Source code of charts
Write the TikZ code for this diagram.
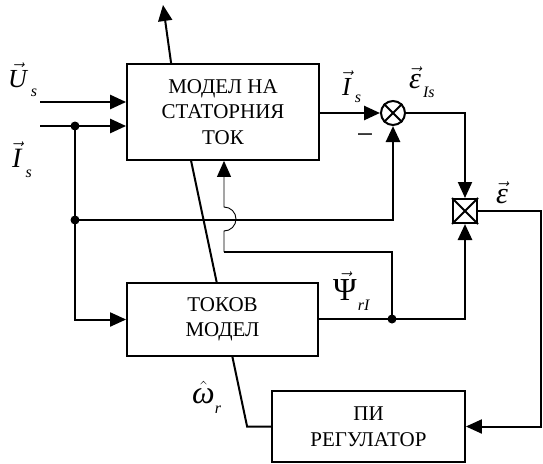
\documentclass[tikz,border=0pt]{standalone}
\usepackage{fontspec}
\setmainfont{Liberation Serif}
\usetikzlibrary{arrows.meta,backgrounds}
\begin{document}
\begin{tikzpicture}[x=1pt,y=-1pt,
  blk/.style={draw, line width=1.8pt, fill=white, inner sep=0pt, align=center, font=\fontsize{21}{25.5}\selectfont},
  sig/.style={line width=2.6pt},
  med/.style={line width=2pt},
  mthn/.style={line width=1.4pt},
  thn/.style={line width=0.9pt},
  arr/.style={-{Triangle[length=16pt,width=14pt]}},
  jdot/.style={circle, fill, inner sep=0pt, minimum size=9pt},
  lbl/.style={inner sep=0pt, anchor=base west, font=\fontsize{26}{26}\selectfont\itshape}
]
\useasboundingbox (0,0) rectangle (543,463);

% blocks
\node[blk, minimum width=192pt, minimum height=96pt] (cm) at (223,112) {МОДЕЛ НА\\СТАТОРНИЯ\\ТОК};
\node[blk, minimum width=191pt, minimum height=73pt] (tm) at (222.5,319.5) {ТОКОВ\\МОДЕЛ};
\node[blk, minimum width=193pt, minimum height=71pt] (pi) at (368.5,426.5) {ПИ\\РЕГУЛАТОР};

% summing / comparing elements
\node[circle, draw, med, minimum size=24pt, inner sep=0pt] (sum) at (393,113) {};
\draw[med] (sum.45) -- (sum.225) (sum.135) -- (sum.315);
\node[draw, med, minimum size=24pt, inner sep=0pt] (mul) at (465,211) {};
\draw[med] (mul.north west) -- (mul.south east) (mul.north east) -- (mul.south west);

% junction dots
\node[jdot] (d1) at (75,126) {};
\node[jdot] (d2) at (75,220) {};
\node[jdot] (d3) at (392,319) {};

% free ends
\coordinate (uin) at (40,102);
\coordinate (iin) at (40,126);
\coordinate (up) at (163,5);
\coordinate (k1) at (392,252);
\coordinate (k2) at (224,252);
\coordinate (rr) at (541,211);

% diagonal (omega) line behind the current model
\begin{pgfonlayer}{background}
\draw[med] (pi.west) -- ++(-24,0) -- ([xshift=65pt]cm.south west);
\end{pgfonlayer}

% connectors
\draw[med,arr] ([xshift=45pt]cm.north west) -- (up);
\draw[sig,arr] (uin) -- (uin -| cm.west);
\draw[sig,arr] (iin) -- (iin -| cm.west);
\draw[med] (d1.center) -- (d2.center);
\draw[med,arr] (d2.center) |- (tm.west);
\draw[sig,arr] (sum -| cm.east) -- (sum.west);
\draw[sig,arr] (d2.center) -| (sum.south);
\draw[med,arr] (sum.east) -| (mul.north);
\draw[med] (d3 -| tm.east) -- (d3.center);
\draw[sig,arr] (d3.center) -| (mul.south);
\draw[mthn] (d3.center) -- (k1) -- (k2);
\draw[thn,arr] (k2) -- (224,231) arc[start angle=-90, end angle=90, radius=12pt] -- (k2 |- cm.south);
\draw[med,arr] (mul.east) -- (rr) |- (pi.east);

% labels
\node[lbl] (lu) at (8,87) {$\vec{\hbox{U}}$\kern4pt\raisebox{-9pt}{\fontsize{16}{16}\selectfont s}};
\node[lbl, font=\fontsize{28}{28}\selectfont\itshape] (li) at (12,167) {$\vec{\hbox{I}}$\kern4pt\raisebox{-10pt}{\fontsize{16}{16}\selectfont s}};
\node[lbl] (lis) at (342,95) {$\vec{\hbox{I}}$\kern4pt\raisebox{-7pt}{\fontsize{16}{16}\selectfont s}};
\node[lbl, font=\fontsize{30}{30}\selectfont\itshape] (leis) at (409,88) {$\vec{\hbox{ε}}$\kern2pt\raisebox{-9pt}{\fontsize{16}{16}\selectfont Is}};
\node[lbl, font=\fontsize{30}{30}\selectfont\itshape] (le) at (496,203) {$\vec{\hbox{ε}}$};
\node[lbl, font=\fontsize{32}{32}\selectfont] (lpsi) at (333,300) {$\vec{\hbox{Ψ}}$\kern1pt\raisebox{-10pt}{\fontsize{16}{16}\selectfont\itshape rI}};
\node[lbl, font=\fontsize{32}{32}\selectfont\itshape] (lw) at (192,403) {$\hat{\hbox{ω}}$\kern0pt\raisebox{-10pt}{\fontsize{16}{16}\selectfont r}};
\node[inner sep=0pt, anchor=base, font=\fontsize{30}{30}\selectfont] (mn) at (365,144) {−};
\end{tikzpicture}
\end{document}
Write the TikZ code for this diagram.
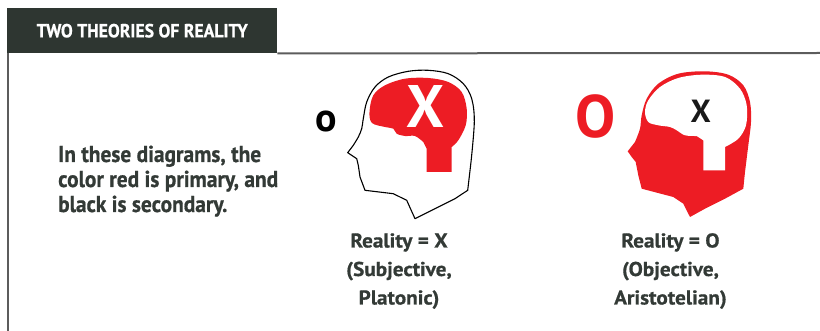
\documentclass[tikz,border=0pt]{standalone}
\usepackage{fontspec}
\newfontfamily\condfont{PT Sans}[FakeStretch=0.93, BoldFeatures={FakeBold=0.7}]
\newfontfamily\labelfont{PT Sans}[FakeStretch=1.06, BoldFeatures={FakeBold=0.7}]
\newfontfamily\wordfont{PT Sans}
\definecolor{titlebg}{HTML}{2E3631}
\definecolor{framecol}{HTML}{5C5C5C}
\definecolor{inkcol}{HTML}{333A36}
\definecolor{headred}{HTML}{ED1C24}
\tikzset{
  caption/.style={inner sep=0pt, text=inkcol, font=\condfont\bfseries},
  headlabel/.style={inner sep=0pt, text=inkcol, font=\labelfont\bfseries},
  glyph/.style={inner sep=0pt, font=\wordfont\bfseries},
  frameline/.style={draw=framecol, line width=2pt},
}
\begin{document}
\begin{tikzpicture}[x=1pt,y=-1pt]
\useasboundingbox (0,0) rectangle (820,331);

% title tab and the frame lines leaving it
\node[fill=titlebg, minimum width=270pt, minimum height=45pt, anchor=north west,
      inner sep=0pt, text=white, font=\condfont\bfseries\fontsize{19}{19}\selectfont]
      (title) at (7,8) {TWO THEORIES OF REALITY};
\coordinate (topend) at (820,53);
\coordinate (leftend) at (8,331);
\draw[frameline] (title.south east) -- (topend);
\draw[frameline] ([xshift=1pt]title.south west) -- (leftend);

% explanatory paragraph
\node[caption, anchor=base west] (para) at (58,162)
  {\parbox[t]{240pt}{\fontsize{23}{25}\selectfont\raggedright
   In these diagrams, the\\color red is primary, and\\black is secondary.}};

% left head: outline with a red brain (subjective)
\fill[headred] (451.7,172) -- (426.7,172) -- (426.7,148.7)
  -- plot[smooth, tension=0.55] coordinates {(423.3,142) (415,136) (405,136) (396.7,133.7)
     (393.3,128.7) (385,127) (372,123) (369.5,112) (373.3,95.3) (385,85.3) (405,78.7)
     (428.3,78) (448.3,82) (461.7,92) (466.7,108.7) (465.7,125.3) (458.3,140.3) (451.7,147)}
  -- cycle;
\draw[line width=1.1pt, line join=round] (347.7,152.7) -- (356.7,158.7) -- (358.3,165.3)
  -- (360,177) -- (365,190.3) -- (393.3,193.7) -- (406.7,200.3) -- (415,218.7)
  -- (435,208.7) -- (455,198.7) -- (467.7,190.3)
  -- plot[smooth, tension=0.55] coordinates {(471,162) (474.3,122) (471.7,98.7) (463.3,83.7)
     (448.3,73.7) (428.3,70.3) (408.3,71.3) (388.3,77) (375,87) (366.7,102) (363.3,118.7)
     (361.7,128.7) (358.3,137) (353.3,145.3)}
  -- cycle;
\node[glyph, text=white, font=\wordfont\bfseries\fontsize{60}{60}\selectfont] (xin) at (425.8,107) {X};
\node[glyph, text=black, font=\wordfont\bfseries\fontsize{40}{40}\selectfont] (oout) at (326.2,121.7) {o};

% right head: red head with a white brain (objective)
\fill[headred] (627.7,151.3) -- (631.7,157) -- (635.7,162) -- (638.3,175.3) -- (641.7,188.7)
  -- (673.3,197) -- (683.3,203.7) -- (690,217) -- (705,208.7) -- (725,198.7) -- (743.3,188.7)
  -- plot[smooth, tension=0.55] coordinates {(745,172) (748.3,145.3) (751,122) (750,102)
     (743.3,85.3) (728.3,74.7) (705,71.3) (678.3,73.7) (658.3,83.7) (646.7,98.7) (641.7,115.3)
     (640,128.7) (635,142)}
  -- cycle;
\fill[white] (725,170.3) -- (703.3,170.3) -- (703.3,140.3)
  -- plot[smooth, tension=0.55] coordinates {(696.7,136) (685,135.3) (676.7,130.3) (670,127)
     (658.3,125.3) (648.3,122) (645,112) (648.3,100.3) (660,87) (678.3,78) (701.7,74.7)
     (725,77) (740,88.7) (746.7,105.3) (746,125.3) (738.3,138.7) (725,147)}
  -- cycle;
\node[glyph, text=black!90, font=\wordfont\bfseries\fontsize{32}{32}\selectfont] (xout) at (700.8,111) {X};
\node[glyph, text=headred, font=\wordfont\bfseries\fontsize{60}{60}\selectfont] (oin) at (596,116.5) {O};

% captions under the heads
\node[headlabel, anchor=base] (capleft) at (399,247.5)
  {\parbox[t]{170pt}{\centering\fontsize{20}{28.5}\selectfont
   Reality = X\\(Subjective,\\Platonic)}};
\node[headlabel, anchor=base] (capright) at (670.5,247.5)
  {\parbox[t]{170pt}{\centering\fontsize{20}{28.5}\selectfont
   Reality = O\\(Objective,\\Aristotelian)}};
\end{tikzpicture}
\end{document}
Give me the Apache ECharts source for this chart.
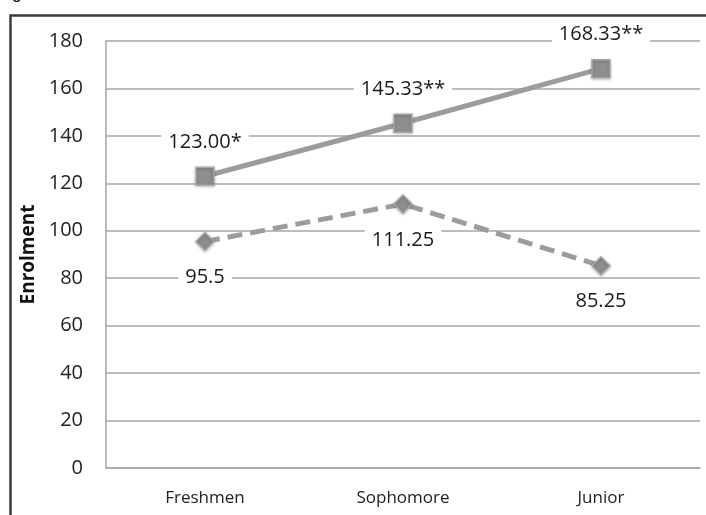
<!DOCTYPE html>
<html>
<head>
<meta charset="utf-8">
<script src="https://cdn.jsdelivr.net/npm/echarts@6/dist/echarts.min.js"></script>
<style>
html,body{margin:0;padding:0;background:#fff;}
#c{width:706px;height:515px;}
</style>
</head>
<body>
<div id="c"></div>
<script>
var categories = ['Freshmen', 'Sophomore', 'Junior'];
var upperValues = [123.00, 145.33, 168.33];
var upperLabels = ['123.00*', '145.33**', '168.33**'];
var lowerValues = [95.5, 111.25, 85.25];
var lowerLabels = ['95.5', '111.25', '85.25'];
var yTicks = [0, 20, 40, 60, 80, 100, 120, 140, 160, 180];

var FONT = 'Open Sans';
var chart = echarts.init(document.getElementById('c'), null, {renderer: 'canvas'});

function mkData(vals, labels) {
  return vals.map(function (v, i) { return {value: v, labelText: labels[i]}; });
}

chart.setOption({
  backgroundColor: '#fff',
  animation: false,
  graphic: [
    {type: 'rect', left: 8, top: 13, shape: {width: 720, height: 540},
     style: {fill: 'none', stroke: '#3c3c3c', lineWidth: 2.5}, z: 10},
    {type: 'text', left: -1, top: -13,
     style: {text: 'Figure 1', font: 'bold 15px "Liberation Sans"', fill: '#222'}}
  ],
  grid: {left: 106, right: 6, top: 41, bottom: 47},
  xAxis: {
    type: 'category',
    data: categories,
    boundaryGap: true,
    axisLine: {show: true, lineStyle: {color: '#a6a6a6', width: 1.5}},
    axisTick: {show: false},
    axisLabel: {color: '#222', fontFamily: FONT, fontSize: 17, margin: 22}
  },
  yAxis: {
    type: 'value',
    min: yTicks[0],
    max: yTicks[yTicks.length - 1],
    interval: yTicks[1] - yTicks[0],
    name: 'Enrolment',
    nameLocation: 'middle',
    nameGap: 66,
    nameRotate: 90,
    nameTextStyle: {color: '#111', fontFamily: FONT, fontSize: 19, fontWeight: 'bold'},
    axisLine: {show: true, lineStyle: {color: '#a6a6a6', width: 1.5}},
    axisTick: {show: false},
    splitLine: {show: true, lineStyle: {color: '#a6a6a6', width: 1.5}},
    axisLabel: {color: '#222', fontFamily: FONT, fontSize: 20, margin: 23}
  },
  series: [
    {
      type: 'line',
      data: mkData(upperValues, upperLabels),
      symbol: 'rect',
      symbolSize: 18,
      lineStyle: {color: '#9c9c9c', width: 5},
      itemStyle: {color: '#8e8e8e', borderColor: '#a8a8a8', borderWidth: 1.5,
                  shadowColor: 'rgba(0,0,0,0.25)', shadowBlur: 3, shadowOffsetY: 1},
      label: {
        show: true, position: 'inside', offset: [0, -34],
        formatter: function (p) { return p.data.labelText; },
        color: '#1a1a1a', fontFamily: FONT, fontSize: 20,
        backgroundColor: '#fff', padding: [0, 7]
      },
      z: 3
    },
    {
      type: 'line',
      data: mkData(lowerValues, lowerLabels),
      symbol: 'diamond',
      symbolSize: 18,
      lineStyle: {color: '#9c9c9c', width: 5, type: [15, 8]},
      itemStyle: {color: '#8e8e8e', borderColor: '#a8a8a8', borderWidth: 1.5,
                  shadowColor: 'rgba(0,0,0,0.25)', shadowBlur: 3, shadowOffsetY: 1},
      label: {
        show: true, position: 'inside', offset: [0, 36],
        formatter: function (p) { return p.data.labelText; },
        color: '#1a1a1a', fontFamily: FONT, fontSize: 20,
        backgroundColor: '#fff', padding: [0, 7]
      },
      z: 3
    }
  ]
});
</script>
</body>
</html>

» GOAL
Write out the lines from the start of the material to the line with "(0,0) rectangle (543,463);", inclusive and exactly. Skip the pictures.

» SOLUTION FOR THIS EXERCISE
Write the TikZ code for this diagram.
\documentclass[tikz,border=0pt]{standalone}
\usepackage{fontspec}
\setmainfont{Liberation Serif}
\usetikzlibrary{arrows.meta,backgrounds}
\begin{document}
\begin{tikzpicture}[x=1pt,y=-1pt,
  blk/.style={draw, line width=1.8pt, fill=white, inner sep=0pt, align=center, font=\fontsize{21}{25.5}\selectfont},
  sig/.style={line width=2.6pt},
  med/.style={line width=2pt},
  mthn/.style={line width=1.4pt},
  thn/.style={line width=0.9pt},
  arr/.style={-{Triangle[length=16pt,width=14pt]}},
  jdot/.style={circle, fill, inner sep=0pt, minimum size=9pt},
  lbl/.style={inner sep=0pt, anchor=base west, font=\fontsize{26}{26}\selectfont\itshape}
]
\useasboundingbox (0,0) rectangle (543,463);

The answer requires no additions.